== Recorded information
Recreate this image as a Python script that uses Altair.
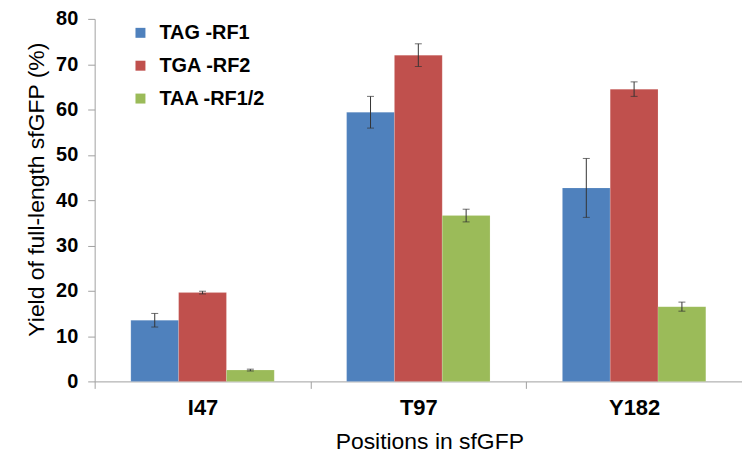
import altair as alt
import pandas as pd

positions = ["I47", "T97", "Y182"]
series = ["TAG -RF1", "TGA -RF2", "TAA -RF1/2"]
colors = ["#4F81BD", "#C0504D", "#9BBB59"]
values = {
    "TAG -RF1": [13.5, 59.4, 42.7],
    "TGA -RF2": [19.6, 72.0, 64.5],
    "TAA -RF1/2": [2.5, 36.6, 16.5],
}
errors = {
    "TAG -RF1": [1.5, 3.5, 6.5],
    "TGA -RF2": [0.3, 2.5, 1.6],
    "TAA -RF1/2": [0.2, 1.4, 1.0],
}

rows = []
for s in series:
    for i, p in enumerate(positions):
        v = values[s][i]
        e = errors[s][i]
        rows.append({"pos": p, "series": s, "value": v, "lo": v - e, "hi": v + e})
df = pd.DataFrame(rows)

FONT = "Liberation Sans"

x = alt.X("pos:N", sort=positions,
          scale=alt.Scale(paddingInner=0, paddingOuter=0),
          axis=alt.Axis(title="Positions in sfGFP", labelAngle=0, tickBand="extent",
                        labelFontSize=22, labelFontWeight="bold", labelColor="#000",
                        labelPadding=9, titleFontSize=23, titleFontWeight="normal",
                        titleColor="#000", titlePadding=12, titleX=336, tickSize=7,
                        domainColor="#A0A0A0", tickColor="#A0A0A0", grid=False,
                        labelFont=FONT, titleFont=FONT))
xoff = alt.XOffset("series:N", sort=series,
                   scale=alt.Scale(paddingOuter=0.757, paddingInner=0))

bars = alt.Chart(df).mark_bar(stroke="white", strokeOpacity=0.3, strokeWidth=0.5).encode(
    x=x,
    xOffset=xoff,
    y=alt.Y("value:Q", scale=alt.Scale(domain=[0, 80], nice=False),
            axis=alt.Axis(title="Yield of full-length sfGFP (%)", values=list(range(0, 81, 10)),
                          labelFontSize=20, labelFontWeight="bold", labelColor="#000",
                          labelPadding=10, titleFontSize=23, titleFontWeight="normal",
                          titleColor="#000", titlePadding=7, titleY=171, tickSize=7,
                          domainColor="#A0A0A0", tickColor="#A0A0A0", grid=False,
                          labelFont=FONT, titleFont=FONT)),
    color=alt.Color("series:N", sort=series,
                    scale=alt.Scale(domain=series, range=colors),
                    legend=alt.Legend(title=None, orient="none", legendX=36, legendY=4,
                                      symbolType="square", symbolSize=100,
                                      symbolStrokeWidth=0, labelFontSize=20,
                                      labelFontWeight="bold", labelFont=FONT,
                                      labelColor="#000", rowPadding=13, labelOffset=9)),
)

err = alt.Chart(df).mark_rule(color="#333", strokeWidth=1).encode(
    x=alt.X("pos:N", sort=positions),
    xOffset=xoff,
    y="lo:Q",
    y2="hi:Q",
)
cap_lo = alt.Chart(df).mark_tick(color="#333", thickness=1, size=7).encode(
    x=alt.X("pos:N", sort=positions),
    xOffset=xoff,
    y="lo:Q",
)
cap_hi = alt.Chart(df).mark_tick(color="#333", thickness=1, size=7).encode(
    x=alt.X("pos:N", sort=positions),
    xOffset=xoff,
    y="hi:Q",
)

chart = alt.layer(bars, err, cap_lo, cap_hi).properties(
    width=650, height=364,
    autosize=alt.AutoSizeParams(type="none"),
    padding={"left": 87, "top": 10, "right": 0, "bottom": 82},
).configure_view(stroke=None)

chart.save("out.html", embed_options={"renderer": "svg", "actions": False})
====
The task | Repeat, with no pictures, each line from the beginning of the data through the line containing "import pandas as pd", inclusive.

Task response |
Recreate this image as a Python script that uses Altair.
import altair as alt
import pandas as pd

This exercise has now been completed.